7. Nel caso in esame – sulla base di questi principi – il D.L. n. 98 del 2011, art. 18, comma 19, convertito in L. n. 111 del 2011, sopra riportato, non suscita dubbi di contrarietà a Costituzione, perchè esso:

ha enucleato una delle possibili opzioni ermeneutiche dell’originario testo normativo;

ha superato una situazione di oggettiva incertezza derivante dal suo ambiguo tenore, evidenziata dai diversi indirizzi interpretativi (tra la giurisprudenza di merito e quella di legittimità di cui sopra si è dato conto);

non ha inciso su situazioni giuridiche definitivamente acquisite, non ravvisagli in mancanza di una consolidata giurisprudenza dei giudici nazionali.

Non è dunque sostenibile che la disposizione de qua abbia inteso realizzare una illecita ingerenza del legislatore nell’amministrazione della giustizia, allo scopo d’influenzare la risoluzione di controversie; essa, in realtà, ha fatto propria una soluzione già adottata da molti giudici di merito nell’esercizio di un potere discrezionale in via di principio spettante ai legislatore e nel quale non è dato ravvisare profili di irragionevolezza;

infatti la finalità di superare un conclamato contrasto di giurisprudenza, destinato peraltro a riproporsi in un gran numero di giudizi, essendo diretta a perseguire un obiettivo d’indubbio interesse generale quale è la certezza del diritto, è configurabile come ragione idonea a giustificare l’intervento interpretativo del legislatore.

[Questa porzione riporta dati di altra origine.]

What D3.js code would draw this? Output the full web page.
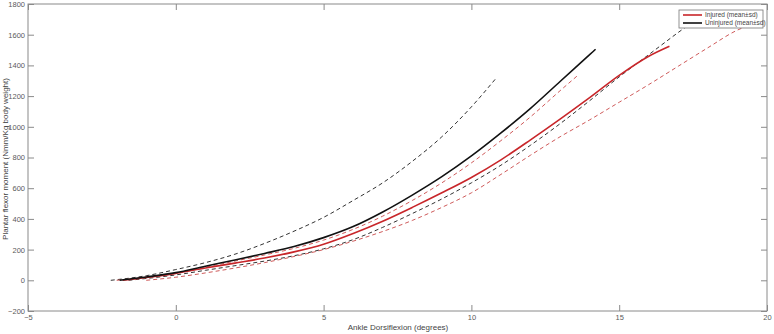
<!DOCTYPE html>
<html><head><meta charset="utf-8">
<script src="https://cdn.jsdelivr.net/npm/d3@7"></script>
<style>body{margin:0;background:#fff}svg{display:block}text{font-family:"Liberation Sans",Arial,sans-serif}</style>
</head><body>
<svg id="c" width="774" height="334"></svg>
<script>
const xTicks = [-5, 0, 5, 10, 15, 20];
const yTicks = [-200, 0, 200, 400, 600, 800, 1000, 1200, 1400, 1600, 1800];

// Uninjured mean (black solid)
const uninjuredMean = [[-1.9,0],[-1,22],[0,50],[1,92],[2,132],[3,175],[4,220],[5,278],[6,350],[7,445],[8,555],[9,675],[10,810],[11,960],[12,1120],[13,1295],[14,1470],[14.2,1505]];
// Uninjured +sd (black dashed upper)
const uninjuredUpper = [[-2.2,0],[-1,30],[0,70],[1,115],[2,170],[3,240],[4,320],[5,410],[6,520],[7,635],[8,775],[9,935],[10,1130],[10.85,1320]];
// Uninjured -sd (black dashed lower)
const uninjuredLower = [[-1.6,0],[0,35],[1,65],[2,95],[3,125],[4,160],[5,205],[6,265],[7,345],[8,435],[9,530],[10,635],[11,750],[12,880],[13,1020],[14,1170],[15,1325],[16,1470],[17,1615],[17.9,1740]];
// Injured mean (red solid)
const injuredMean = [[-1.8,0],[-1,18],[0,45],[1,80],[2,112],[3,145],[4,185],[5,235],[6,305],[7,385],[8,475],[9,570],[10,670],[11,785],[12,915],[13,1050],[14,1190],[15,1335],[16,1460],[16.7,1525]];
// Injured +sd (red dashed upper)
const injuredUpper = [[-2,0],[-1,20],[0,45],[1,85],[2,125],[3,165],[4,208],[5,262],[6,332],[7,418],[8,520],[9,635],[10,765],[11,910],[12,1065],[13,1235],[13.6,1335]];
// Injured -sd (red dashed lower)
const injuredLower = [[-1,0],[0,20],[1,48],[2,80],[3,115],[4,155],[5,200],[6,255],[7,318],[8,390],[9,475],[10,570],[11,690],[12,815],[13,935],[14,1045],[15,1160],[16,1275],[17,1395],[18,1515],[19,1630],[19.9,1690]];

const legendLabels = ["Injured (mean\u00b1sd)", "Uninjured (mean\u00b1sd)"];

const svg = d3.select("#c");
const L = 28, R = 767, T = 4, B = 311;
const x = d3.scaleLinear().domain([-5, 20]).range([L, R]);
const y = d3.scaleLinear().domain([-200, 1800]).range([B, T]);
const axisCol = "#8a8a8a", textCol = "#5a5a5a";

const line = d3.line().x(d => x(d[0])).y(d => y(d[1])).curve(d3.curveMonotoneX);

const g = svg.append("g");
const series = [
  {d: uninjuredUpper, c: "#333", w: 1, dash: "4,3"},
  {d: uninjuredLower, c: "#333", w: 1, dash: "4,3"},
  {d: injuredUpper, c: "#cf5a5a", w: 1, dash: "4,3"},
  {d: injuredLower, c: "#cf5a5a", w: 1, dash: "4,3"},
  {d: injuredMean, c: "#c8262a", w: 1.6, dash: null},
  {d: uninjuredMean, c: "#111", w: 1.6, dash: null}
];
series.forEach(s => {
  g.append("path").attr("d", line(s.d)).attr("fill", "none")
    .attr("stroke", s.c).attr("stroke-width", s.w)
    .attr("stroke-dasharray", s.dash);
});

// axes box
svg.append("rect").attr("x", L).attr("y", T).attr("width", R - L).attr("height", B - T)
  .attr("fill", "none").attr("stroke", axisCol).attr("stroke-width", 1);

const fmt = d3.format("d");
const axB = d3.axisBottom(x).tickValues(xTicks).tickFormat(fmt).tickSizeInner(-6).tickSizeOuter(0).tickPadding(4);
const gB = svg.append("g").attr("transform", `translate(0,${B})`).call(axB);
gB.select(".domain").remove();
gB.selectAll("line").attr("stroke", axisCol);
gB.selectAll("text").attr("fill", textCol).attr("font-size", 7.5);
const axT = d3.axisTop(x).tickValues(xTicks).tickSizeInner(-6).tickSizeOuter(0).tickFormat("");
const gT = svg.append("g").attr("transform", `translate(0,${T})`).call(axT);
gT.select(".domain").remove(); gT.selectAll("line").attr("stroke", axisCol);

const axL = d3.axisLeft(y).tickValues(yTicks).tickFormat(fmt).tickSizeInner(-6).tickSizeOuter(0).tickPadding(3);
const gL = svg.append("g").attr("transform", `translate(${L},0)`).call(axL);
gL.select(".domain").remove();
gL.selectAll("line").attr("stroke", axisCol);
gL.selectAll("text").attr("fill", textCol).attr("font-size", 7.5);
const axR = d3.axisRight(y).tickValues(yTicks).tickSizeInner(-6).tickSizeOuter(0).tickFormat("");
const gR = svg.append("g").attr("transform", `translate(${R},0)`).call(axR);
gR.select(".domain").remove(); gR.selectAll("line").attr("stroke", axisCol);

svg.selectAll(".tick text").style("font-family", "'Liberation Sans',Arial,sans-serif");

// labels
svg.append("text").attr("x", 398).attr("y", 330).attr("text-anchor", "middle")
  .attr("font-size", 8).attr("fill", "#444").text("Ankle Dorsiflexion (degrees)");
svg.append("text").attr("transform", `translate(8,159) rotate(-90)`)
  .attr("text-anchor", "middle").attr("font-size", 8).attr("fill", "#444")
  .text("Plantar flexor moment (Nmm/Kg body weight)");

// legend
const lg = svg.append("g");
lg.append("rect").attr("x", 679).attr("y", 10).attr("width", 84).attr("height", 18)
  .attr("fill", "#fff").attr("stroke", "#777").attr("stroke-width", 0.8);
const legCols = ["#c8262a", "#111"];
legendLabels.forEach((t, i) => {
  const yy = 15 + i * 8;
  lg.append("line").attr("x1", 683).attr("x2", 702).attr("y1", yy).attr("y2", yy)
    .attr("stroke", legCols[i]).attr("stroke-width", 1.6);
  lg.append("text").attr("x", 705).attr("y", yy).attr("dy", "0.35em")
    .attr("font-size", 6.5).attr("fill", "#444").text(t);
});
</script>
</body></html>
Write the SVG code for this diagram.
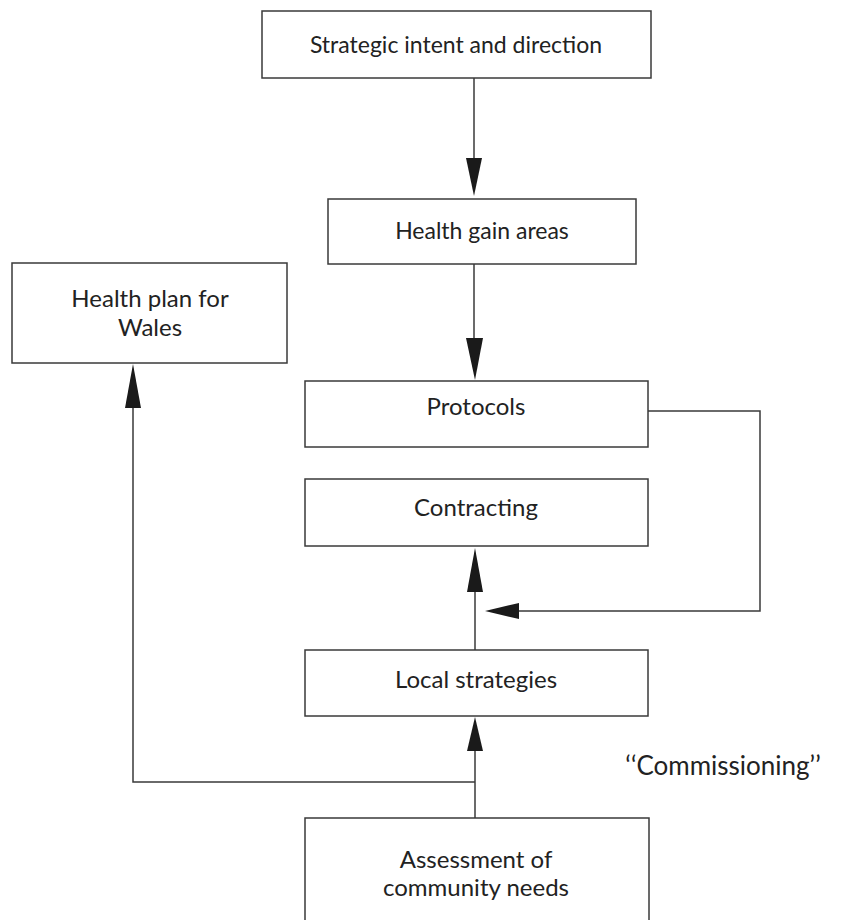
<svg xmlns="http://www.w3.org/2000/svg" width="861" height="920" viewBox="0 0 861 920">
  <style>
    .box { fill: #ffffff; stroke: #3a3a3a; stroke-width: 1.5; }
    .label { font-family: Lato, "Open Sans", "Liberation Sans", sans-serif; font-size: 24px; fill: #222222; text-anchor: middle; }
    .line { fill: none; stroke: #3a3a3a; stroke-width: 1.5; }
    .head { fill: #1a1a1a; stroke: none; }
  </style>
  <rect width="861" height="920" fill="#ffffff"/>

  <g id="connectors">
    <!-- strategic intent -> health gain areas -->
    <line class="line" x1="474" y1="78" x2="474" y2="160"/>
    <polygon class="head" points="466,158 482,158 474,196"/>
    <!-- health gain areas -> protocols -->
    <line class="line" x1="474" y1="264" x2="474" y2="340"/>
    <polygon class="head" points="466,338 483,338 475,380"/>
    <!-- protocols loop back down to the contracting input -->
    <polyline class="line" points="648,411 760,411 760,611 518,611"/>
    <polygon class="head" points="519,603 519,619 485,611"/>
    <!-- local strategies -> contracting -->
    <line class="line" x1="475" y1="590" x2="475" y2="650"/>
    <polygon class="head" points="467,592 483,592 475,548"/>
    <!-- assessment -> local strategies -->
    <line class="line" x1="475" y1="750" x2="475" y2="818"/>
    <polygon class="head" points="467,751 483,751 475,717"/>
    <!-- branch to health plan for wales -->
    <polyline class="line" points="475,782 133,782 133,406"/>
    <polygon class="head" points="125,408 141,408 133,364"/>
  </g>

  <g id="strategic-intent">
    <rect class="box" x="262" y="11" width="389" height="67"/>
    <text class="label" x="456" y="53" style="font-size:23px">Strategic intent and direction</text>
  </g>

  <g id="health-gain-areas">
    <rect class="box" x="328" y="199" width="308" height="65"/>
    <text class="label" x="482" y="239" style="font-size:23px">Health gain areas</text>
  </g>

  <g id="health-plan-wales">
    <rect class="box" x="12" y="263" width="275" height="100"/>
    <text class="label" x="150" y="307">Health plan for</text>
    <text class="label" x="150" y="336">Wales</text>
  </g>

  <g id="protocols">
    <rect class="box" x="305" y="381" width="343" height="66"/>
    <text class="label" x="476" y="415">Protocols</text>
  </g>

  <g id="contracting">
    <rect class="box" x="305" y="479" width="343" height="67"/>
    <text class="label" x="476" y="516">Contracting</text>
  </g>

  <g id="local-strategies">
    <rect class="box" x="305" y="650" width="343" height="66"/>
    <text class="label" x="476" y="688">Local strategies</text>
  </g>

  <g id="commissioning">
    <text class="label" x="723" y="775" style="font-size:26px">‘‘Commissioning’’</text>
  </g>

  <g id="assessment">
    <rect class="box" x="305" y="818" width="344" height="110"/>
    <text class="label" x="476" y="868">Assessment of</text>
    <text class="label" x="476" y="896">community needs</text>
  </g>
</svg>
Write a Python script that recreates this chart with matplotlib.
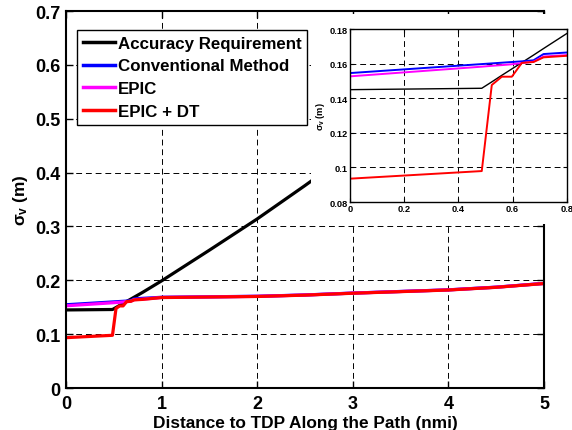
import matplotlib
matplotlib.use('Agg')
import matplotlib.pyplot as plt
from matplotlib.patches import Rectangle

# ========== data ==========
dist = [0, 0.486, 0.523, 0.56, 0.597, 0.634, 0.677, 0.714, 0.8,
        1.0, 1.5, 2.0, 2.5, 3.0, 3.5, 4.0, 4.5, 5.0]
accuracy = [0.145, 0.1458, 0.1495, 0.1533, 0.157, 0.1607, 0.165, 0.1688, 0.1775,
            0.199, 0.256, 0.314, 0.376, 0.44, 0.50, 0.56, 0.62, 0.68]
conventional = [0.1546, 0.1598, 0.1602, 0.1606, 0.161, 0.1614, 0.162, 0.1656, 0.1665,
                0.1685, 0.1694, 0.1704, 0.1728, 0.1763, 0.1793, 0.1823, 0.1873, 0.1943]
epic = [0.1527, 0.1583, 0.1588, 0.1592, 0.1597, 0.1604, 0.1612, 0.1642, 0.1650,
        0.1682, 0.1692, 0.1702, 0.1727, 0.1762, 0.1792, 0.1822, 0.1872, 0.1942]
epic_dt = [0.0935, 0.0979, 0.1477, 0.1525, 0.1525, 0.1605, 0.161, 0.1637, 0.1646,
           0.168, 0.169, 0.170, 0.1725, 0.176, 0.179, 0.182, 0.187, 0.194]

labels = ['Accuracy Requirement', 'Conventional Method', 'EPIC', 'EPIC + DT']
colors = ['black', 'blue', 'magenta', 'red']
series = [accuracy, conventional, epic, epic_dt]

main_xticks = [0, 1, 2, 3, 4, 5]
main_yticks = [0, 0.1, 0.2, 0.3, 0.4, 0.5, 0.6, 0.7]
main_yticklabels = ['0', '0.1', '0.2', '0.3', '0.4', '0.5', '0.6', '0.7']
inset_xticks = [0, 0.2, 0.4, 0.6, 0.8]
inset_xticklabels = ['0', '0.2', '0.4', '0.6', '0.8']
inset_yticks = [0.08, 0.1, 0.12, 0.14, 0.16, 0.18]
inset_yticklabels = ['0.08', '0.1', '0.12', '0.14', '0.16', '0.18']

# ========== style ==========
plt.rcParams['font.family'] = ['Liberation Sans', 'DejaVu Sans']
plt.rcParams['font.weight'] = 'bold'
plt.rcParams['mathtext.fontset'] = 'custom'
plt.rcParams['mathtext.rm'] = 'Liberation Sans:bold'
plt.rcParams['mathtext.it'] = 'Liberation Sans:bold'
plt.rcParams['mathtext.bf'] = 'Liberation Sans:bold'

grid_style = dict(color='black', linestyle=(0, (6, 4)), linewidth=0.7)

fig = plt.figure(figsize=(5.72, 4.31), dpi=100)

# ========== main axes ==========
ax = fig.add_axes([0.1154, 0.0974, 0.8356, 0.8746])
for y, c, lab in zip(series, colors, labels):
    ax.plot(dist, y, color=c, linewidth=2.3, label=lab)
ax.set_xlim(0, 5)
ax.set_ylim(0, 0.7)
ax.set_xticks(main_xticks)
ax.set_yticks(main_yticks)
ax.set_yticklabels(main_yticklabels)
ax.tick_params(direction='in', top=True, right=True, labelsize=13, pad=4, length=5, width=1)
ax.tick_params(axis='x', pad=5)
ax.grid(True, **grid_style)
for s in ax.spines.values():
    s.set_linewidth(1.5)
ax.set_xlabel('Distance to TDP Along the Path (nmi)', fontsize=12.4, fontweight='bold')
ax.xaxis.set_label_coords(0.5, -0.071)
ax.set_ylabel(r'$\sigma_\mathrm{v}$ (m)', fontsize=12.4, fontweight='bold', labelpad=4)

leg = ax.legend(loc='upper left', bbox_to_anchor=(0.023, 0.95), borderaxespad=0,
                fontsize=12.2, handlelength=1.9, handletextpad=0.15, labelspacing=0.45,
                borderpad=0.35, fancybox=False, framealpha=1, edgecolor='black')
leg.get_frame().set_linewidth(1.0)
leg.set_zorder(10)
for line in leg.get_lines():
    line.set_linewidth(2.5)

# white background of the inset figure
fig.patches.append(Rectangle((0.5437, 0.478), 0.4563, 0.487, transform=fig.transFigure,
                             facecolor='white', edgecolor='none', zorder=2))

# ========== inset ==========
axi = fig.add_axes([0.612, 0.529, 0.379, 0.401], zorder=5)
for y, c in zip(series, colors):
    axi.plot(dist, y, color=c, linewidth=1.4 if c != 'black' else 1.0)
axi.set_xlim(0, 0.8)
axi.set_ylim(0.08, 0.18)
axi.set_xticks(inset_xticks)
axi.set_xticklabels(inset_xticklabels)
axi.set_yticks(inset_yticks)
axi.set_yticklabels(inset_yticklabels)
axi.tick_params(direction='in', top=True, right=True, labelsize=6.7, pad=1.5, length=3, width=0.8)
axi.grid(True, **grid_style)
for s in axi.spines.values():
    s.set_linewidth(1.0)
axi.set_ylabel(r'$\sigma_\mathrm{v}$ (m)', fontsize=6.7, fontweight='bold', labelpad=2)

fig.savefig('out.png', dpi=100)
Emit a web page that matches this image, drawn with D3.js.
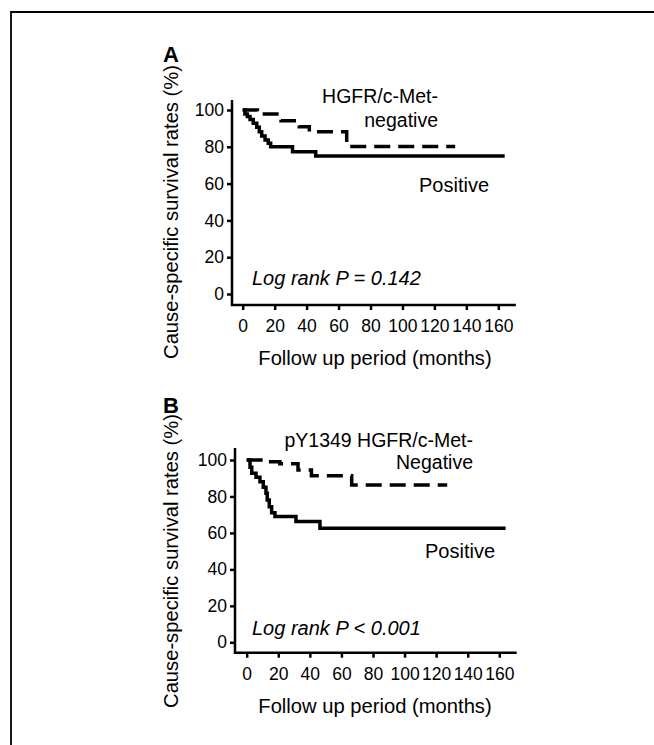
<!DOCTYPE html>
<html>
<head>
<meta charset="utf-8">
<script src="https://cdn.jsdelivr.net/npm/d3@7/dist/d3.min.js"></script>
<style>
  body { margin: 0; background: #fff; }
  svg { display: block; font-family: "Liberation Sans", Arial, sans-serif; }
</style>
</head>
<body>
<svg id="chart"></svg>
<script>
const width = 654;
const height = 745;
const svg = d3.select("#chart").attr("width", width).attr("height", height);

// Kaplan-Meier steps: [month, survival %]
const aPositive = [[0, 100], [1.4, 97.8], [2.9, 96.4], [4.6, 94.9], [6.6, 92.8], [8.8, 90.6], [10.4, 88.2],
  [11.9, 85.9], [14, 83.7], [16, 81.9], [17.5, 80], [31.2, 77.3], [45.7, 75], [164, 75]];
const aNegative = [[0, 100], [9.2, 97.8], [24, 94.2], [35.4, 90.9], [41.7, 88.2], [65.1, 80.2], [133, 80.2]];
const bPositive = [[0, 100], [2.1, 96], [3.2, 92.7], [5.9, 90.5], [8.4, 88.1], [10.5, 85], [12.2, 81.7],
  [13, 78.1], [14.3, 74.4], [15.8, 71.1], [17.9, 69], [31.2, 66.2], [46.4, 62.5], [164, 62.5]];
const bNegative = [[0, 100], [9, 99], [21, 98], [32.5, 94.5], [41, 91.3], [66.5, 86.3], [127, 86.3]];

const xTicks = [0, 20, 40, 60, 80, 100, 120, 140, 160];
const yTicks = [0, 20, 40, 60, 80, 100];

const panels = [
  { letter: "A", pos: aPositive, neg: aNegative,
    negLabel: ["HGFR/c-Met-", "negative"], posLabel: "Positive", pText: "Log rank P = 0.142",
    axisX: 232, axisY: 305, x0: 242.7, x1: 498.3, y0: 294, y100: 110, yTop: 100,
    letterY: 62, negRight: 438, negY: [103, 127], posX: 419, posY: 192, pY: 285, yLabelY: 212 },
  { letter: "B", pos: bPositive, neg: bNegative,
    negLabel: ["pY1349 HGFR/c-Met-", "Negative"], posLabel: "Positive", pText: "Log rank P < 0.001",
    axisX: 235, axisY: 652.7, x0: 246.7, x1: 499.3, y0: 642.3, y100: 460, yTop: 448,
    letterY: 413, negRight: 473, negY: [447, 469], posX: 425, posY: 558, pY: 635, yLabelY: 561 }
];

// frame (top and left edges only, as cropped)
svg.append("path").attr("d", `M11,${height} L11,12 L${width},12`)
  .attr("fill", "none").attr("stroke", "#000").attr("stroke-width", 1.8);

panels.forEach(p => drawPanel(p));

function drawPanel(p) {
  const g = svg.append("g");
  const x = d3.scaleLinear().domain([0, 160]).range([p.x0, p.x1]);
  const y = d3.scaleLinear().domain([0, 100]).range([p.y0, p.y100]);

  const xAxis = g.append("g").attr("transform", `translate(0,${p.axisY})`)
    .call(d3.axisBottom(x).tickValues(xTicks).tickSize(5).tickSizeOuter(0).tickPadding(9.5));
  xAxis.select(".domain").remove();
  xAxis.selectAll(".tick line").attr("stroke-width", 2.5);
  xAxis.selectAll(".tick text").attr("font-size", 17.5).attr("font-family", "Liberation Sans, Arial, sans-serif").attr("fill", "#000");

  const yAxis = g.append("g").attr("transform", `translate(${p.axisX},0)`)
    .call(d3.axisLeft(y).tickValues(yTicks).tickSize(5).tickSizeOuter(0).tickPadding(3));
  yAxis.select(".domain").remove();
  yAxis.selectAll(".tick line").attr("stroke-width", 2.5);
  yAxis.selectAll(".tick text").attr("font-size", 17.5).attr("font-family", "Liberation Sans, Arial, sans-serif").attr("fill", "#000");

  g.append("path")
    .attr("d", `M${p.axisX},${p.yTop} L${p.axisX},${p.axisY} L${x(171)},${p.axisY}`)
    .attr("fill", "none").attr("stroke", "#000").attr("stroke-width", 2.5);

  const line = d3.line().x(d => x(d[0])).y(d => y(d[1])).curve(d3.curveStepAfter);
  g.append("path").datum(p.pos).attr("d", line)
    .attr("fill", "none").attr("stroke", "#000").attr("stroke-width", 3.5);
  g.append("path").datum(p.neg).attr("d", line)
    .attr("fill", "none").attr("stroke", "#000").attr("stroke-width", 3.5)
    .attr("stroke-dasharray", "16,8");

  g.append("text").attr("x", 163).attr("y", p.letterY).text(p.letter)
    .attr("font-size", 22).attr("font-weight", "bold");

  g.selectAll(".neglabel").data(p.negLabel).enter().append("text")
    .attr("class", "neglabel")
    .attr("x", p.negRight).attr("y", (d, i) => p.negY[i])
    .attr("text-anchor", "end").attr("font-size", 19.5).text(d => d);

  g.append("text").attr("x", p.posX).attr("y", p.posY).attr("font-size", 20).text(p.posLabel);
  g.append("text").attr("x", 252).attr("y", p.pY).attr("font-size", 20)
    .attr("font-style", "italic").text(p.pText);

  g.append("text").attr("x", 375).attr("y", p.axisY + 60).attr("text-anchor", "middle")
    .attr("font-size", 20.2).text("Follow up period (months)");

  g.append("text").attr("transform", `translate(178,${p.yLabelY}) rotate(-90)`)
    .attr("text-anchor", "middle").attr("font-size", 20.2)
    .text("Cause-specific survival rates (%)");
}
</script>
</body>
</html>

8. Avendo la Corte territoriale seguito un orientamento ermeneutico difforme da quello statuito dalla ricordata disposizione interpretativa sopravvenuta, il ricorso va accolto siccome manifestamente fondato. La sentenza impugnata va pertanto cassata e, non essendo necessari ulteriori accertamenti di fatto, la causa può essere decisa nel merito, con il rigetto della domanda svolta dagli odierni intimati.

La decisione della controversia sulla base dello ius superveniens consiglia la compensazione delle spese afferenti all’intero processo.

P.Q.M.

La Corte accoglie il ricorso, cassa la sentenza impugnata e, decidendo ne merito, rigetta la domanda; compensa le spese dell’intero processo.

Così deciso in Roma, il 12 ottobre 2011.